For us, this image can have less resonance - not the reality of who Jesus is for us, but the image of shepherd. We are far from that agrarian culture that made sheep and shepherds a familiar and compelling image to the gospel's original audience. We have to do more translation than Jesus' early followers to 'get' the power of this image.

But there are other things we may be able to get out of it. We may get that we sometimes feel that we have only the care of a hired hand. We may long for the security and protection of a shepherd who is willing to lay down his life for us. Members of our communities - our parishes of St. James and St. George's - may feel like this at this particular moment. Who is taking care of us, we may ask. Who is protecting us? Where is the good shepherd who would lay down his life for us? We may resonate with these questions. They may feel very real to us at this moment.

But Jesus promised not to leave us comfortless. He promised that the good shepherd would be there, present with the sheep. How, in what is a confusing and difficult time for some of us, do we experience that presence?

Part of the answer may be that we experience Jesus Christ in our communities. As part of the merger exploration process, you may have had the opportunity to fill out a survey at the end of March. It asked questions about a variety of things, including this one: what are the special qualities that your parish brings to this process? Here are some of the words that came from your answers to this question:

welcoming

caring

creative

resilient

committed

compassionate

accepting

hardworking

outspoken

strong

thoughtful

There's a card in your pew that highlights these words. Why don't you pull that out, and hear these qualities of our communities again:

Welcoming and caring. Creative and resilient. Committed; compassionate; accepting.

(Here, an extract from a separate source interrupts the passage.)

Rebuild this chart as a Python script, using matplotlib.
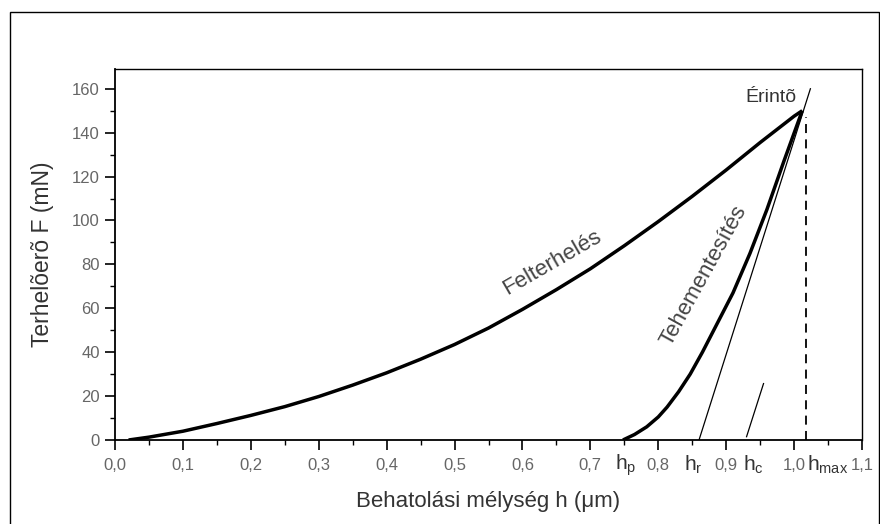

Hardworking. Outspoken. Strong. Thoughtful

This is a pretty significant list. They are remarkable qualities, powerful gifts of our two communities. And they go beyond us. They are, indeed, gifts from God. These characteristics, these strengths of our communities - this is how we know that Christ the good shepherd is present with us. Because we have such rich gifts that we share with each other.

Perhaps the way forward in this time, when we have to live in some ambiguity, which is not always easy, may be to focus on our strengths, these gifts.

It may be to focus on God, the one who leads us and revives us, who guides us and takes away our fear, who comforts us and feeds us, who anoints us and shares abundance with us.

God is here. Christ is present. The qualities of our communities on that card you have in your hand are evidence of this truth. Our job then may be to live into the many gifts of our communities. Amen.